AIM
Skip pictures; extract every line from the one with "Write a component" through the one with "import * as d3 from 'd3';", exactly as written.

INPUT FOR THIS TASK

.....

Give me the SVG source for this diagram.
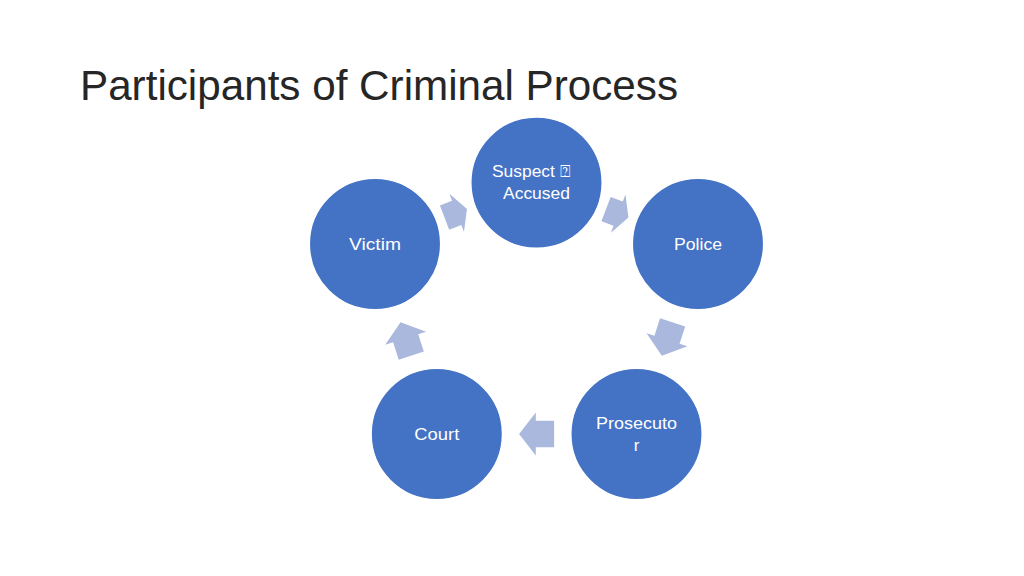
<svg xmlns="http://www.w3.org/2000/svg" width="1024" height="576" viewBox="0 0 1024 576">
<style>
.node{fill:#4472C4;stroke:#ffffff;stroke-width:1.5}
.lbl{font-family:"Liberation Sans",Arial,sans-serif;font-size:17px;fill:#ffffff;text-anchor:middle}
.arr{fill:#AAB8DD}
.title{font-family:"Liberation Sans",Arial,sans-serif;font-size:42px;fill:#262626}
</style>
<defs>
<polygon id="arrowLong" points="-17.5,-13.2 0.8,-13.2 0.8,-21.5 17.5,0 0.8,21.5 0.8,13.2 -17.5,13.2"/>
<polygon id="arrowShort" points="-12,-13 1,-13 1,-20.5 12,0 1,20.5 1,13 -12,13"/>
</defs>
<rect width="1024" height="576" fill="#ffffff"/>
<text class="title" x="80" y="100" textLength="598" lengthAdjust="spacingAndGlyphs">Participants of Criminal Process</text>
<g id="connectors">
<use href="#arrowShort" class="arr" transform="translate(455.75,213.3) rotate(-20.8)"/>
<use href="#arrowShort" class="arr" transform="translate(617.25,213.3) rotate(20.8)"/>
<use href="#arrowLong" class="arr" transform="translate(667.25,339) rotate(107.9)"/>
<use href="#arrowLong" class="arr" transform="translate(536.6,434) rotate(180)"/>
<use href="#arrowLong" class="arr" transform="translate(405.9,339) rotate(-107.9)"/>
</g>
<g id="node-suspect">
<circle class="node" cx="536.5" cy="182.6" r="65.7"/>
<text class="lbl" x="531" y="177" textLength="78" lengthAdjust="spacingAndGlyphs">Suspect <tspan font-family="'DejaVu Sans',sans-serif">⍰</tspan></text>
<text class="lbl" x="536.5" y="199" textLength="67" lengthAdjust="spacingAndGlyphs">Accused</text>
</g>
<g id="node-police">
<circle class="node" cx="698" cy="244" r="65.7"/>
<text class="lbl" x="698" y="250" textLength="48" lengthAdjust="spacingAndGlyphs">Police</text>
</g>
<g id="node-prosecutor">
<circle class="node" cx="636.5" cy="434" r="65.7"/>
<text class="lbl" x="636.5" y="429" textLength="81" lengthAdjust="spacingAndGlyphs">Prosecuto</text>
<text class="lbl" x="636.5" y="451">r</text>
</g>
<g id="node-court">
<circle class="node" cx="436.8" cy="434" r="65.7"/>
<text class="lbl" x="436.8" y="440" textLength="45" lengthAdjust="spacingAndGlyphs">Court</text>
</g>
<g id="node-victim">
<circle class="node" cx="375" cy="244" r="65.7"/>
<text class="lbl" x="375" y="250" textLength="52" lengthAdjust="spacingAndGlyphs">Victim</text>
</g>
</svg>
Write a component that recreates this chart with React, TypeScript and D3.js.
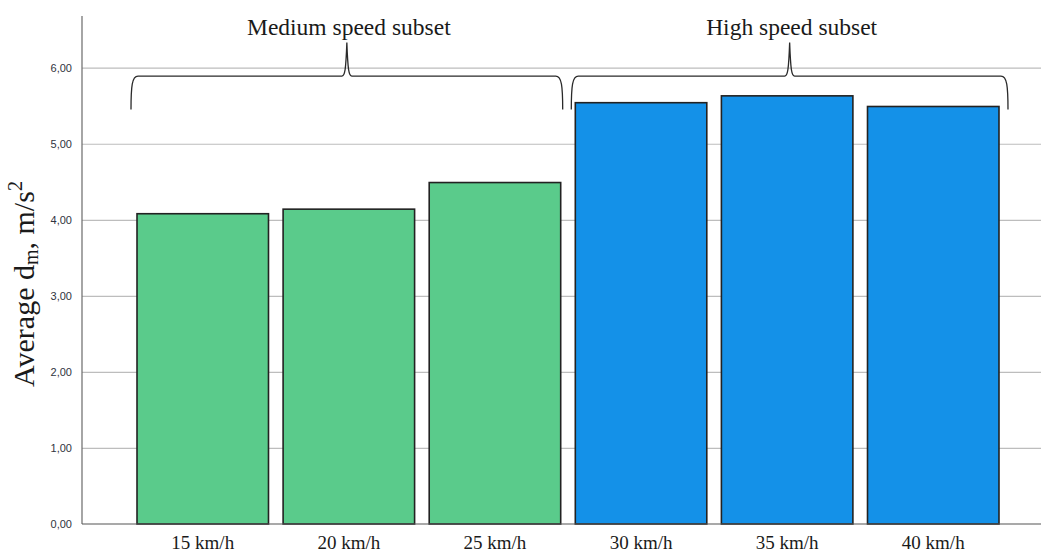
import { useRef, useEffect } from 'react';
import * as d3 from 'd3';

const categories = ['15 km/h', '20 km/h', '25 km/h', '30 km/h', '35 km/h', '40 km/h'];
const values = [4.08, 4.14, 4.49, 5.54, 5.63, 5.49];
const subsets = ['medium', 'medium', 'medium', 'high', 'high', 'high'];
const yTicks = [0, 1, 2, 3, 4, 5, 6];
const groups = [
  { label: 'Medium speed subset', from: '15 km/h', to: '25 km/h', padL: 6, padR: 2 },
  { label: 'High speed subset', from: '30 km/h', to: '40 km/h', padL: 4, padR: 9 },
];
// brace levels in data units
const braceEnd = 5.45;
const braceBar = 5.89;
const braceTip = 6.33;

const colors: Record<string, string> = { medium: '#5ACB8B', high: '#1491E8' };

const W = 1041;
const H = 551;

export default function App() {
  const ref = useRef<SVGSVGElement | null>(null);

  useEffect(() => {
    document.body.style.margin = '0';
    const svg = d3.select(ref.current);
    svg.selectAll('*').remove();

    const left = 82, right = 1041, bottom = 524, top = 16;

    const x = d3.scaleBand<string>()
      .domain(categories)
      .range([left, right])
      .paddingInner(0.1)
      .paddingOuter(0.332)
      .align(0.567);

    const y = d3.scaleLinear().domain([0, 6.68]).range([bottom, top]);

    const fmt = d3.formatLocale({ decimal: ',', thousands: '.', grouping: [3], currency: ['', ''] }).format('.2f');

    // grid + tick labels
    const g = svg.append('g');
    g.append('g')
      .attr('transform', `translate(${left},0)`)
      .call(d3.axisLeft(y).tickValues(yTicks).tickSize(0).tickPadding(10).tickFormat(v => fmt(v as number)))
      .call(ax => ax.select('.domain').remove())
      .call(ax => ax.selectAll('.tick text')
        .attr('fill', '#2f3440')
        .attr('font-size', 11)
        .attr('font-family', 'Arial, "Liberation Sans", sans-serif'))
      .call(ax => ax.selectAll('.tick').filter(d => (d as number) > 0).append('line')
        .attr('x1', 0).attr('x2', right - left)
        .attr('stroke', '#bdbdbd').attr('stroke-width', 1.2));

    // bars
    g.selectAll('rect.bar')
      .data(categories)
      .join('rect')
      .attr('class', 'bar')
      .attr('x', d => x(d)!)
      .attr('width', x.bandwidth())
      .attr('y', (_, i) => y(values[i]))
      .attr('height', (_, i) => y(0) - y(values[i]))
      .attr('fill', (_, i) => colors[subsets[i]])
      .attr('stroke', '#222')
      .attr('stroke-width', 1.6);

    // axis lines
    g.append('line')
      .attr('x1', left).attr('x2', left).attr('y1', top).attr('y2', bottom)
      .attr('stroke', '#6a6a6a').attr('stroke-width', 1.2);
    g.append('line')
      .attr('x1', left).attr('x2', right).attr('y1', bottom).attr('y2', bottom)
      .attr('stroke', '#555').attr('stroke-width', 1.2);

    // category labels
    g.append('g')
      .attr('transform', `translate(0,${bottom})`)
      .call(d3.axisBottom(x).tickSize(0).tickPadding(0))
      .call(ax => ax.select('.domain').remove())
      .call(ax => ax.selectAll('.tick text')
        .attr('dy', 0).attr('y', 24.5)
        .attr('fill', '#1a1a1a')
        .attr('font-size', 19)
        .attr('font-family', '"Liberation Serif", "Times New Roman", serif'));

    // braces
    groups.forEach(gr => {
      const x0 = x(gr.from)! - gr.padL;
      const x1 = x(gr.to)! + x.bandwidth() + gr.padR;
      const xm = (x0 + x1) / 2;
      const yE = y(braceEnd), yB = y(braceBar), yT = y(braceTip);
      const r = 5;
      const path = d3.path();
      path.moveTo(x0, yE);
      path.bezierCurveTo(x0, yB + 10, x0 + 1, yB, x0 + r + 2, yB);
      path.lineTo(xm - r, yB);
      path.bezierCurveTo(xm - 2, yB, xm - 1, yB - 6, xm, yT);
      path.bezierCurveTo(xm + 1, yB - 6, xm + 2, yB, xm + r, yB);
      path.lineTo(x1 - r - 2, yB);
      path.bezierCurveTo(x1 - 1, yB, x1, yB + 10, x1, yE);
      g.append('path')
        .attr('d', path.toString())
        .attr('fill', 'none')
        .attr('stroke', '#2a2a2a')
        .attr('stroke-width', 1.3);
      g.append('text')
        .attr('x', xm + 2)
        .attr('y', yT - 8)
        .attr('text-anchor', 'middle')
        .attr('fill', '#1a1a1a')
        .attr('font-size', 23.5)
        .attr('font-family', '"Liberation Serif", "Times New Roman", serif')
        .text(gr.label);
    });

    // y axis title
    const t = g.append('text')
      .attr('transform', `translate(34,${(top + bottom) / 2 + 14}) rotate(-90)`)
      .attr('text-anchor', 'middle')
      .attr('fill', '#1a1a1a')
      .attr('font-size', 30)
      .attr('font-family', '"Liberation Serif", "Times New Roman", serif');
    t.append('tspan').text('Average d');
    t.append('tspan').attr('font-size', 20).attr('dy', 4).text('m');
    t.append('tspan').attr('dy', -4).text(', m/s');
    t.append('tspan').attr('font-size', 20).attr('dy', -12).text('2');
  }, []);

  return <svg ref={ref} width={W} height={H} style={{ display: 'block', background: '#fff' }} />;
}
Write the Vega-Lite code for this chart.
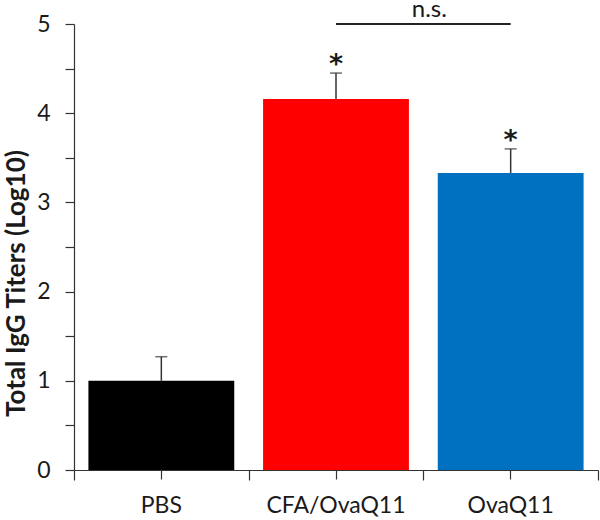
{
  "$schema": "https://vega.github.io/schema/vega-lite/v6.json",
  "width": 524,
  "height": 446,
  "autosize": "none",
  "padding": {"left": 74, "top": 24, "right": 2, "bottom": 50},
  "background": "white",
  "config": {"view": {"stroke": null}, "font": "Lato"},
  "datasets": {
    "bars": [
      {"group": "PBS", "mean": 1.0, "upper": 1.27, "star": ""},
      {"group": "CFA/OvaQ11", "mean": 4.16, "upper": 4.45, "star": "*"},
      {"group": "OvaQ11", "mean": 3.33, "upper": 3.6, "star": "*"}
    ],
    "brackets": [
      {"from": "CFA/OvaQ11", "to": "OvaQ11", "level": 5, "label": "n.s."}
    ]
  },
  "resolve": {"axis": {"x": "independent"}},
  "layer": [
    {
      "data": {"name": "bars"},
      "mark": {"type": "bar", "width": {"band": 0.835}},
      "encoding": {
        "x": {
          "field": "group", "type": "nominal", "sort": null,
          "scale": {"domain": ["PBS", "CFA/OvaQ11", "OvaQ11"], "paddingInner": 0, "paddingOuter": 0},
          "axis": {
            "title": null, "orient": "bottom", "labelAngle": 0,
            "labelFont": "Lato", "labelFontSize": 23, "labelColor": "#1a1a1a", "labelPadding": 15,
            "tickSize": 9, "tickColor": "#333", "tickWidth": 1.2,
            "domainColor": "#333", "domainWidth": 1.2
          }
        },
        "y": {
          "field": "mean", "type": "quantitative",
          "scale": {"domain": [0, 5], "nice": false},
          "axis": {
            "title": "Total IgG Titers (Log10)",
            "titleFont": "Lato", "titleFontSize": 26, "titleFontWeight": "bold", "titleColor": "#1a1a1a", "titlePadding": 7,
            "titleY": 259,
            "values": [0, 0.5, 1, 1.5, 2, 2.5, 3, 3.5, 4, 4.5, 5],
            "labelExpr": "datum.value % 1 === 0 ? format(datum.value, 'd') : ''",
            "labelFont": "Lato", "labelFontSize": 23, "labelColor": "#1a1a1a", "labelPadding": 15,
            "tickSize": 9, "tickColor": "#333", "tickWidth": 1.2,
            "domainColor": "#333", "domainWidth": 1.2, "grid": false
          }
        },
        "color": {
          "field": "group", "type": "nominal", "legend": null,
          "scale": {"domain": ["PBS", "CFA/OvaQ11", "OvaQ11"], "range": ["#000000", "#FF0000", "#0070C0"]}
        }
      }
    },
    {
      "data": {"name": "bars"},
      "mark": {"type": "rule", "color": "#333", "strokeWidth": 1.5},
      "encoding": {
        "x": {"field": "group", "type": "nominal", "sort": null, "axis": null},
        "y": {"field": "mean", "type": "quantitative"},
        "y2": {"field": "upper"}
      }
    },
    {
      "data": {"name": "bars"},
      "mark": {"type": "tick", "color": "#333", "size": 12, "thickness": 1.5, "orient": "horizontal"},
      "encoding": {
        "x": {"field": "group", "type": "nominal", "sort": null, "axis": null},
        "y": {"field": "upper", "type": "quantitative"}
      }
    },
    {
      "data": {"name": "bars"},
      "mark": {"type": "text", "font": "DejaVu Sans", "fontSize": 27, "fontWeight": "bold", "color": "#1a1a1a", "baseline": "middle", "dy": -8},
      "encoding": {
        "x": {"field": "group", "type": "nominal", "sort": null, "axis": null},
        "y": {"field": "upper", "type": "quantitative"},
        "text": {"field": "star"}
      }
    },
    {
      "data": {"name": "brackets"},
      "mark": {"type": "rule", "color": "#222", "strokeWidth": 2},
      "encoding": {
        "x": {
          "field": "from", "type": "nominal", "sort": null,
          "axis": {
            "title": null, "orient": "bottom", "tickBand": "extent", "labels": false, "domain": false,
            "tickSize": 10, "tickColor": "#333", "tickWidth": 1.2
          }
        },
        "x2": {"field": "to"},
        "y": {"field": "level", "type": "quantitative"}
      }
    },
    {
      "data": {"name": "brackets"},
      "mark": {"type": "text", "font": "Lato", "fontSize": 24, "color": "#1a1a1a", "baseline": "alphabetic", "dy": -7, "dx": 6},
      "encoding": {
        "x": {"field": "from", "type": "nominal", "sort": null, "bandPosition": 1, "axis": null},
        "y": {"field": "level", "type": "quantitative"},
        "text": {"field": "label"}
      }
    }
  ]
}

.....

PROBLEM SOLUTION
Write a component that recreates this chart with React, TypeScript and D3.js.
import { useRef, useEffect } from 'react';
import * as d3 from 'd3';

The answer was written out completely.